> What to produce:
Omit every picture, and retype the lines that run from the beginning of the data below through the line containing "const yTicks = d3.range(-10, 10, 1);", inclusive.
>> start
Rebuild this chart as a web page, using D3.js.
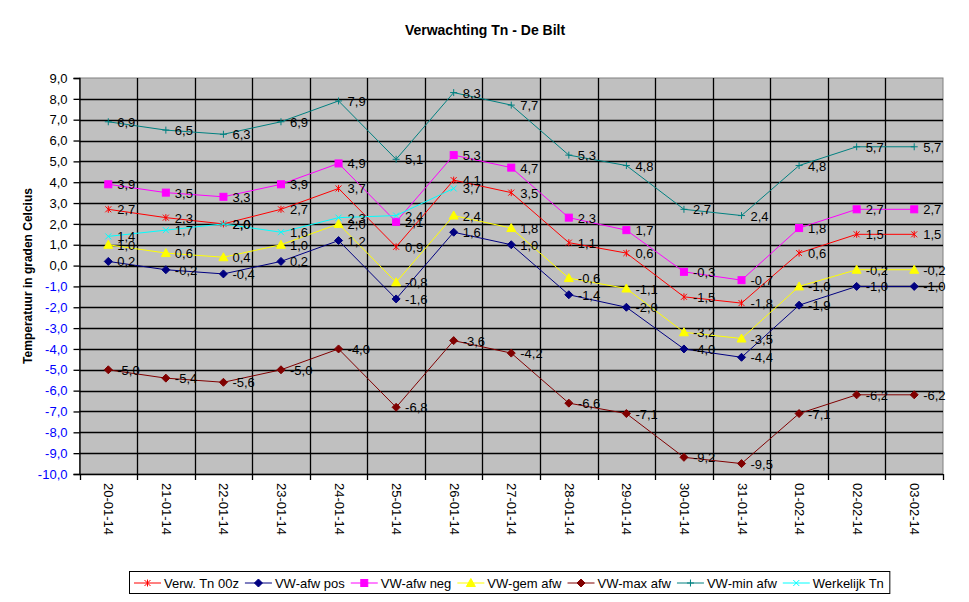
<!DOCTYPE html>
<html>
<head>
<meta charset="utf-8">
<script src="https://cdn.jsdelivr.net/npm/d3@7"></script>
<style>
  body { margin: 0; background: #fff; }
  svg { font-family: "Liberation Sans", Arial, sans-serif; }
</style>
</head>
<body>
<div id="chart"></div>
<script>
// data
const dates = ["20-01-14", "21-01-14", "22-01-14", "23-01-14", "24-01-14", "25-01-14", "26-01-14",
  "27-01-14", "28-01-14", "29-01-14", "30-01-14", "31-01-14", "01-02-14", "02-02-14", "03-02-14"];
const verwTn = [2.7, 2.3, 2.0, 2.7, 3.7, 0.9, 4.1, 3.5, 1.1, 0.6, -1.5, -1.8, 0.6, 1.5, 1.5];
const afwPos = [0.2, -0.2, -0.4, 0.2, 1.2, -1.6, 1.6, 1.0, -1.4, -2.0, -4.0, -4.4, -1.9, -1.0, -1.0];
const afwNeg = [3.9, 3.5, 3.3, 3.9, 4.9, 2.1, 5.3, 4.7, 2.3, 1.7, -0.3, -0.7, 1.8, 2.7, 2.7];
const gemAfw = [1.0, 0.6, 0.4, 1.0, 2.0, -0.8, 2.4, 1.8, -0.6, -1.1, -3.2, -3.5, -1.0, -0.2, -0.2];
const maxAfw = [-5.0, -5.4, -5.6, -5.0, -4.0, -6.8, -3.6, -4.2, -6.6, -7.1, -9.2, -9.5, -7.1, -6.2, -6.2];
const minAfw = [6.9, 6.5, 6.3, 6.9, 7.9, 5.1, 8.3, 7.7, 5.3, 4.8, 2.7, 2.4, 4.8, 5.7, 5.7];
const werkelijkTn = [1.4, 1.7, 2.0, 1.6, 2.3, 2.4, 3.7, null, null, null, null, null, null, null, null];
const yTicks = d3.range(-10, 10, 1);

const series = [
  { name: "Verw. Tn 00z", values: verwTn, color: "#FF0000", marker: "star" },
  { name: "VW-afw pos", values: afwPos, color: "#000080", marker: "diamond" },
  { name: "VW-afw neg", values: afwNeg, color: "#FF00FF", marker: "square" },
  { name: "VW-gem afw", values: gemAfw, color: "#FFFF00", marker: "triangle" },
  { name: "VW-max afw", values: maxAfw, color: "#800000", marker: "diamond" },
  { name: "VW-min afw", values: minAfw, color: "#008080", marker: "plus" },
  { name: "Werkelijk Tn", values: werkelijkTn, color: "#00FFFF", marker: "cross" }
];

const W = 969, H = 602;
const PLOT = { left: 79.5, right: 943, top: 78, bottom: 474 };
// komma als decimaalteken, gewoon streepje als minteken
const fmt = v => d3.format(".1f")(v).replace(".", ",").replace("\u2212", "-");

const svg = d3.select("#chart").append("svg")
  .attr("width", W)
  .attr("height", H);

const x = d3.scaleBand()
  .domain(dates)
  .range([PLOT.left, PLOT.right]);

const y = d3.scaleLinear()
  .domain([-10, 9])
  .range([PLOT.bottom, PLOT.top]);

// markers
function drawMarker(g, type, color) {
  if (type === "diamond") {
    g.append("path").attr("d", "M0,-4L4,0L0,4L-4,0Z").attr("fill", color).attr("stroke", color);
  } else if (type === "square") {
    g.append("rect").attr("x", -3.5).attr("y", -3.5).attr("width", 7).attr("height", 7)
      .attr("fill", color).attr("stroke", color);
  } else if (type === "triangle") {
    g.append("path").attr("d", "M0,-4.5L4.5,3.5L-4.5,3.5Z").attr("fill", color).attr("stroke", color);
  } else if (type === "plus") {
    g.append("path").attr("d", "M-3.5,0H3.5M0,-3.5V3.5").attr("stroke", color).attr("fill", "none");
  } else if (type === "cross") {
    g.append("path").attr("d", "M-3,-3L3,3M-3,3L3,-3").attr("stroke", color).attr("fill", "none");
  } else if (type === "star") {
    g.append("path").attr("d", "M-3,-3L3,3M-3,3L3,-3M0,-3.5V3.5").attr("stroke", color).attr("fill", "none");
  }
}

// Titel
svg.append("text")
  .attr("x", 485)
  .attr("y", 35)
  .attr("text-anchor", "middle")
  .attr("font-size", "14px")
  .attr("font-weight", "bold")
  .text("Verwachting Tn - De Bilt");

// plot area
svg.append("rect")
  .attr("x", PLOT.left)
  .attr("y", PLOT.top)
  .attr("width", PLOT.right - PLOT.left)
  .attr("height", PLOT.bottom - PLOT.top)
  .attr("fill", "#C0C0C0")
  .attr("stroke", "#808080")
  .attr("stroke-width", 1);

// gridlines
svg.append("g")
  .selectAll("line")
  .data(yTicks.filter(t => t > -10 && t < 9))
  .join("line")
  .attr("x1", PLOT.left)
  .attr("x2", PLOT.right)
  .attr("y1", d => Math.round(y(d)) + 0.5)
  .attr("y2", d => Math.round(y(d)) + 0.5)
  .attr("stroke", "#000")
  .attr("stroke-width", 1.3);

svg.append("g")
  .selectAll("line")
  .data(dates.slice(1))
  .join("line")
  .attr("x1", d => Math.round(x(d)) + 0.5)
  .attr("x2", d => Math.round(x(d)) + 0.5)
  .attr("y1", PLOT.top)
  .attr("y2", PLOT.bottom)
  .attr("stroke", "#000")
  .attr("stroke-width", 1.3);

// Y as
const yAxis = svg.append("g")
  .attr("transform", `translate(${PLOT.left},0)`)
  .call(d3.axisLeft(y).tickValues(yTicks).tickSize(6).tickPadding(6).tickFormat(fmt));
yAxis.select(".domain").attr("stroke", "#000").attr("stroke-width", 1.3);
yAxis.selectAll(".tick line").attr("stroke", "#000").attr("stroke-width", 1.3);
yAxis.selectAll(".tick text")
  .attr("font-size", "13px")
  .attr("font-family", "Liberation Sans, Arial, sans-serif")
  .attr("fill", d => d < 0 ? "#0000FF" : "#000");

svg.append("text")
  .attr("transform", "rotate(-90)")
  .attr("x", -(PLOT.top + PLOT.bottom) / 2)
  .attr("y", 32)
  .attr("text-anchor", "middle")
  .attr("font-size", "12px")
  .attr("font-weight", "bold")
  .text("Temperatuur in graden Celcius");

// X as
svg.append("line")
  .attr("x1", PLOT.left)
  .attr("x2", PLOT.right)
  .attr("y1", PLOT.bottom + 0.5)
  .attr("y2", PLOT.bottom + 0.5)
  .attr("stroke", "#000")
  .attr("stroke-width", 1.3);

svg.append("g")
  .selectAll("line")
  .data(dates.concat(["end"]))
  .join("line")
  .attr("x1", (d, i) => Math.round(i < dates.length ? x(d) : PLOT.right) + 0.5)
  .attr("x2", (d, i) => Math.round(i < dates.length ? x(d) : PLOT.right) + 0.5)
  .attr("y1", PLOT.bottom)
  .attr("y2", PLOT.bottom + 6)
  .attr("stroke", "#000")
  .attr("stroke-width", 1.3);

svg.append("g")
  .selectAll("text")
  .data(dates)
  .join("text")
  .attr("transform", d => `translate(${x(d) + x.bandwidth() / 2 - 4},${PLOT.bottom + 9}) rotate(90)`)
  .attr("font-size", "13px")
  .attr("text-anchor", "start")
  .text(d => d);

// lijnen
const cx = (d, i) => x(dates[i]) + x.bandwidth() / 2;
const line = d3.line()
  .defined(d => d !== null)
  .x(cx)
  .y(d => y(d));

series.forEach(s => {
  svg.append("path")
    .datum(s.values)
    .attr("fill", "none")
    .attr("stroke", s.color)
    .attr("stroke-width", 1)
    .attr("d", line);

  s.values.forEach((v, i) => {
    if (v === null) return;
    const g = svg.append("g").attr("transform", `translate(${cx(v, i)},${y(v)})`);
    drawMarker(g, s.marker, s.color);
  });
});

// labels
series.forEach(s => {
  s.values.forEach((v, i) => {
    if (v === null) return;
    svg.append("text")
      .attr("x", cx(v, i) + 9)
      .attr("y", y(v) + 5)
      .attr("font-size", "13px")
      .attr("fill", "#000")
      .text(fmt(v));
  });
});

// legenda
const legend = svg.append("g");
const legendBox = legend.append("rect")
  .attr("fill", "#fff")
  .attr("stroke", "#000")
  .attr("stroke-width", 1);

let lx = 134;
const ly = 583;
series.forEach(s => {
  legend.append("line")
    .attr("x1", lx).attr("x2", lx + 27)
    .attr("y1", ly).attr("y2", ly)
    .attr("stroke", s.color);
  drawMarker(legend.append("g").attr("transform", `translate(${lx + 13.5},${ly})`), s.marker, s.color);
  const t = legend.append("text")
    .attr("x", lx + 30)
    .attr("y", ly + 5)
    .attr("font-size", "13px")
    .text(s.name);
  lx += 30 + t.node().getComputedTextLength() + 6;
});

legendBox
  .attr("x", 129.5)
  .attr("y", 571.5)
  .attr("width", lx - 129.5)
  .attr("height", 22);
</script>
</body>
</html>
>> end
> Written answer:
Rebuild this chart as a web page, using D3.js.
<!DOCTYPE html>
<html>
<head>
<meta charset="utf-8">
<script src="https://cdn.jsdelivr.net/npm/d3@7"></script>
<style>
  body { margin: 0; background: #fff; }
  svg { font-family: "Liberation Sans", Arial, sans-serif; }
</style>
</head>
<body>
<div id="chart"></div>
<script>
// data
const dates = ["20-01-14", "21-01-14", "22-01-14", "23-01-14", "24-01-14", "25-01-14", "26-01-14",
  "27-01-14", "28-01-14", "29-01-14", "30-01-14", "31-01-14", "01-02-14", "02-02-14", "03-02-14"];
const verwTn = [2.7, 2.3, 2.0, 2.7, 3.7, 0.9, 4.1, 3.5, 1.1, 0.6, -1.5, -1.8, 0.6, 1.5, 1.5];
const afwPos = [0.2, -0.2, -0.4, 0.2, 1.2, -1.6, 1.6, 1.0, -1.4, -2.0, -4.0, -4.4, -1.9, -1.0, -1.0];
const afwNeg = [3.9, 3.5, 3.3, 3.9, 4.9, 2.1, 5.3, 4.7, 2.3, 1.7, -0.3, -0.7, 1.8, 2.7, 2.7];
const gemAfw = [1.0, 0.6, 0.4, 1.0, 2.0, -0.8, 2.4, 1.8, -0.6, -1.1, -3.2, -3.5, -1.0, -0.2, -0.2];
const maxAfw = [-5.0, -5.4, -5.6, -5.0, -4.0, -6.8, -3.6, -4.2, -6.6, -7.1, -9.2, -9.5, -7.1, -6.2, -6.2];
const minAfw = [6.9, 6.5, 6.3, 6.9, 7.9, 5.1, 8.3, 7.7, 5.3, 4.8, 2.7, 2.4, 4.8, 5.7, 5.7];
const werkelijkTn = [1.4, 1.7, 2.0, 1.6, 2.3, 2.4, 3.7, null, null, null, null, null, null, null, null];
const yTicks = d3.range(-10, 10, 1);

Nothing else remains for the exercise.